VDL CEO Willem van der Leegte expresses the feeling: “The government has structurally invested too little in our region, which creates real added value. Getting such a title Mainport is one thing, but how are we going to ensure that the goose that lays the golden eggs continues to lay many eggs?”

VDL does not consider investing in housing a task of the manufacturing industry. “We prefer to provide the technology that allows homes to be built much faster.”

Also read this article: What is the secret of ASML?

Van der Leegte notices that it is also difficult for his companies – VDL Groep has more than a hundred divisions – to find new employees. Lack of living space is a thorny issue. “Normally we as VDL Groep have four hundred vacancies, now more than eight hundred – especially in Brainport.”

His employees do not have to be accommodated in holiday parks, as sometimes happens with newcomers at other Brainport companies. “Our people are going to live further from their work. There must be more living space for new talent,” says van der Leegte. “It also makes no sense to take employees away from each other. At ASML they know that if they take on too many employees from suppliers, they will get into trouble themselves. Because we can no longer supply the parts for their lithography machines.”

No sustainable boiler

The fact that Brabant is getting into trouble is noticeable in the power cut that Tennet and Enexis announced: they are at the maximum capacity on the electricity network. Large employers such as VDL and ASML say they will not be affected by these restrictions, because they planned enough ahead because of their expansion plans.

The Dommelsche brewery in Valkenswaard is less fortunate. That company wanted to invest in an electric boiler worth 1 million euros, in order to be able to get rid of gas completely. But two weeks ago, the brewery was told that Enexis could not supply the necessary extra grid capacity. The boiler has been reordered. That is an example that worries Willem van der Leegte. “At a time when we want to get rid of natural gas and have to make it more sustainable, we cannot allow ourselves to be limited by the electricity grid.”

Ingrid Thijssen, chairman of the VNO-NCW business organization, sees the power cut as an obstacle to business expansion and sustainable investment projects. “Certainly in the Brainport region. This will be the first economy in the Netherlands. We have to make choices about what we want to earn our money from in the future. We excel in high-tech, so we have to keep growing in that.”

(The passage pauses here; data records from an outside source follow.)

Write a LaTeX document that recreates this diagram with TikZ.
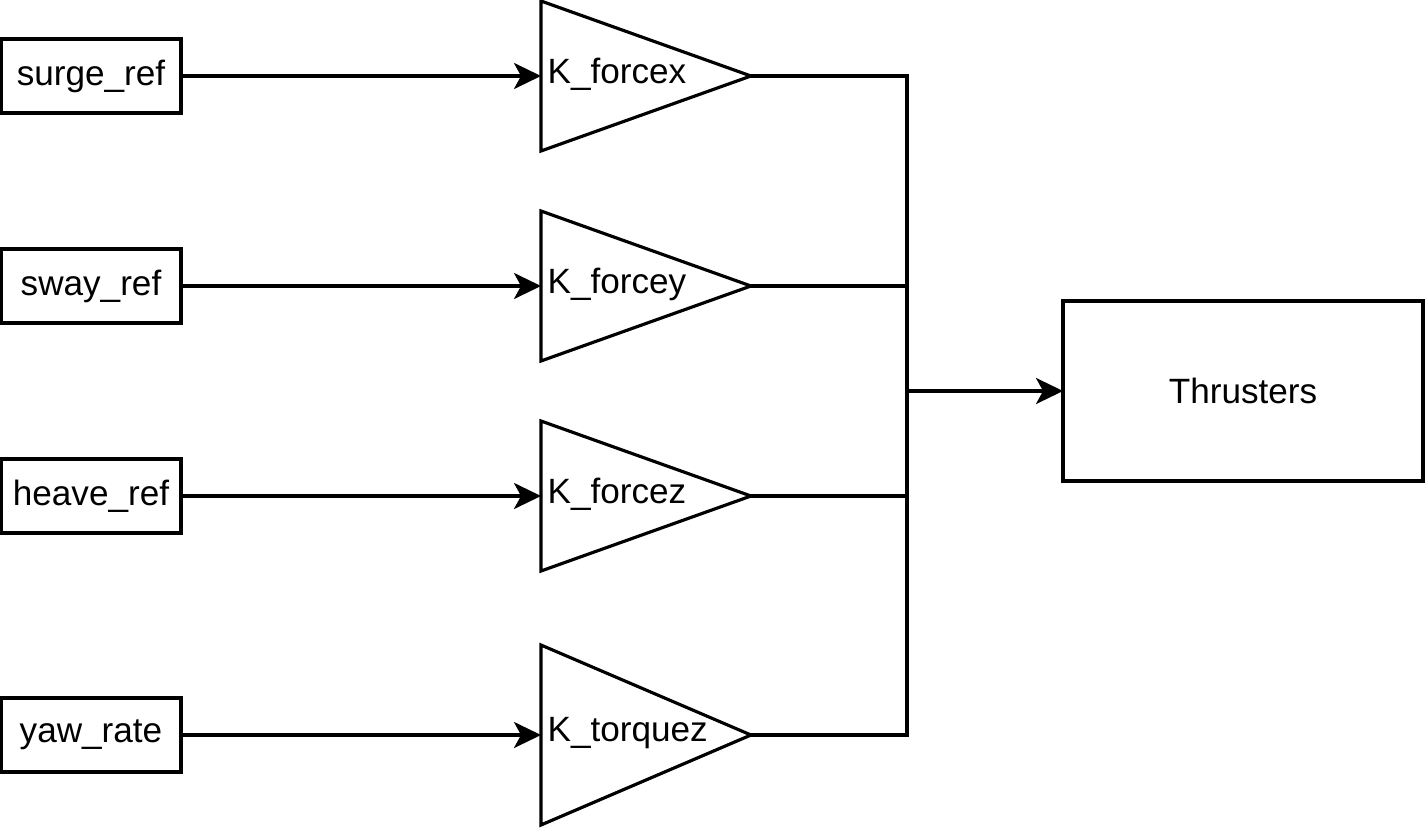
\documentclass[tikz,border=0pt]{standalone}
\usepackage{fontspec}
\setmainfont{Liberation Sans}
\usepackage{tikz}
\usetikzlibrary{arrows.meta, positioning, shapes.geometric}

\begin{document}
\begin{tikzpicture}[
        x=0.02cm, y=-0.02cm,
        line width=1.8pt,
        font=\fontsize{20}{24}\selectfont,
        refbox/.style={rectangle, draw, minimum width=3.6cm, minimum height=1.48cm, inner sep=0pt, outer sep=0pt},
        gain/.style={isosceles triangle, isosceles triangle stretches, draw, anchor=west, minimum height=4.2cm, minimum width=#1, inner sep=0pt, outer sep=0pt},
        gaintext/.style={anchor=west, inner sep=0pt},
        arrow/.style={-{Stealth[length=0.54cm, width=0.52cm, inset=0.14cm]}}
    ]
        \useasboundingbox (0,0) rectangle (1425,828);

        % inputs
        \node[refbox] (surge) at (91,76) {surge\_ref};
        \node[refbox] (sway) at (91,286) {sway\_ref};
        \node[refbox] (heave) at (91,496) {heave\_ref};
        \node[refbox] (yaw) at (91,735) {yaw\_rate};

        % gains
        \node[gain=3cm] (kx) at (541,76) {};
        \node[gain=3cm] (ky) at (541,286) {};
        \node[gain=3cm] (kz) at (541,496) {};
        \node[gain=3.6cm] (kt) at (541,735) {};
        \node[gaintext] (kxt) at (546,74) {K\_forcex};
        \node[gaintext] (kyt) at (546,284) {K\_forcey};
        \node[gaintext] (kzt) at (546,494) {K\_forcez};
        \node[gaintext] (ktt) at (546,733) {K\_torquez};

        % thrusters
        \node[rectangle, draw, minimum width=7.2cm, minimum height=3.6cm, inner sep=0pt, outer sep=0pt] (thr) at (1243,391) {Thrusters};

        \draw[arrow] (surge.east) -- (kx.west);
        \draw[arrow] (sway.east) -- (ky.west);
        \draw[arrow] (heave.east) -- (kz.west);
        \draw[arrow] (yaw.east) -- (kt.west);

        % bus
        \coordinate (bus) at (907,391);
        \draw (kx.apex) -| (bus);
        \draw (kt.apex) -| (bus);
        \draw (ky.apex) -- (ky.apex -| bus);
        \draw (kz.apex) -- (kz.apex -| bus);
        \draw[arrow] (bus) -- (thr.west);
    \end{tikzpicture}
\end{document}
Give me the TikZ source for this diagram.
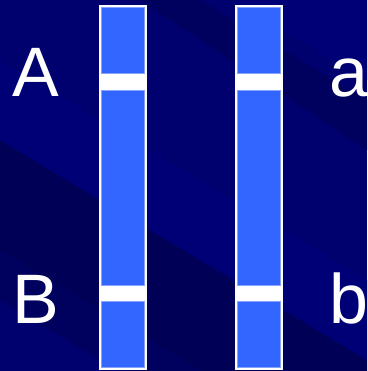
\documentclass[tikz,border=0pt]{standalone}
\usepackage{fontspec}
\setmainfont{Liberation Sans}
\definecolor{bgbase}{RGB}{0,0,110}
\definecolor{bgdark}{RGB}{0,0,94}
\definecolor{bgdark2}{RGB}{0,0,86}
\definecolor{bglight}{RGB}{0,0,118}
\definecolor{chrom}{RGB}{51,102,255}
\begin{document}
\begin{tikzpicture}[x=1pt,y=-1pt,
  letter/.style={text=white,font=\fontsize{70}{70}\selectfont,inner sep=0pt,anchor=base},
  seg/.style={fill=chrom,draw=chrom!60!white,line width=0.6pt}]
\useasboundingbox (0,0) rectangle (367,371);
\fill[bgbase] (0,0) rectangle (367,371);
% diagonal shading stripes
\begin{scope}
\clip (0,0) rectangle (367,371);
\fill[bgdark] (140,0) -- (200,0) -- (367,100) -- (367,150) -- cycle;
\fill[bgdark2] (0,140) -- (0,250) -- (367,470) -- (367,360) -- cycle;
\fill[bgdark] (0,250) -- (0,300) -- (367,520) -- (367,470) -- cycle;
\fill[bglight] (0,60) -- (0,140) -- (367,360) -- (367,280) -- cycle;
\fill[bglight] (230,0) -- (367,0) -- (367,80) -- cycle;
\end{scope}
% left chromosome
\fill[white] (99,5) rectangle (147,370);
\draw[seg] (101.5,7.5) rectangle (144.5,73);
\draw[seg] (101.5,90) rectangle (144.5,285);
\draw[seg] (101.5,301.5) rectangle (144.5,367.5);
% right chromosome
\fill[white] (235,5) rectangle (283,370);
\draw[seg] (237.5,7.5) rectangle (280.5,73);
\draw[seg] (237.5,90) rectangle (280.5,285);
\draw[seg] (237.5,301.5) rectangle (280.5,367.5);
% labels
\node[letter] (A) at (36,97) {A};
\node[letter] (B) at (36,323) {B};
\node[letter] (a) at (349,97) {a};
\node[letter] (b) at (349,323) {b};
\end{tikzpicture}
\end{document}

However, growth also faces democratic barriers. Such as a group of residents protesting against a bicycle path that should connect Eindhoven Central and the ASML campus in Veldhoven.

Local interests often clash with the interests of multinationals. They also notice this in the Brainport region, a collection of 21 cities and villages around Eindhoven. This fragmentation is characteristic, but it does not make a joint strategy any easier. Plans for a municipal reorganization – a ‘Greater Eindhoven’ – have no chance because the municipalities do not want to lose their own identity.

Brainport thinks it has found the golden mean: an overarching ‘accelerating team’ of forty to sixty professionals, who support local aldermen with zoning plans.

The question is whether the expansion is even feasible in this place. But that’s not a popular question. According to John Jorritsma, mayor of Eindhoven and chairman of the Brainport foundation, the growth of the semiconductor sector is “a train that can no longer be stopped. There is plenty of room, only we have all ended up in a Gordian knot of rules and regulations. The government should help us with that.” Jorritsma hopes that there will be a concrete mainport plan before the summer.

At the same time, companies are making a plan B, says Willem van der Leegte. “VDL has always said that we want to produce in the Netherlands and Flanders. But if this region is saturated, and there are no growth opportunities, then we have to look further. Stagnation means decline.”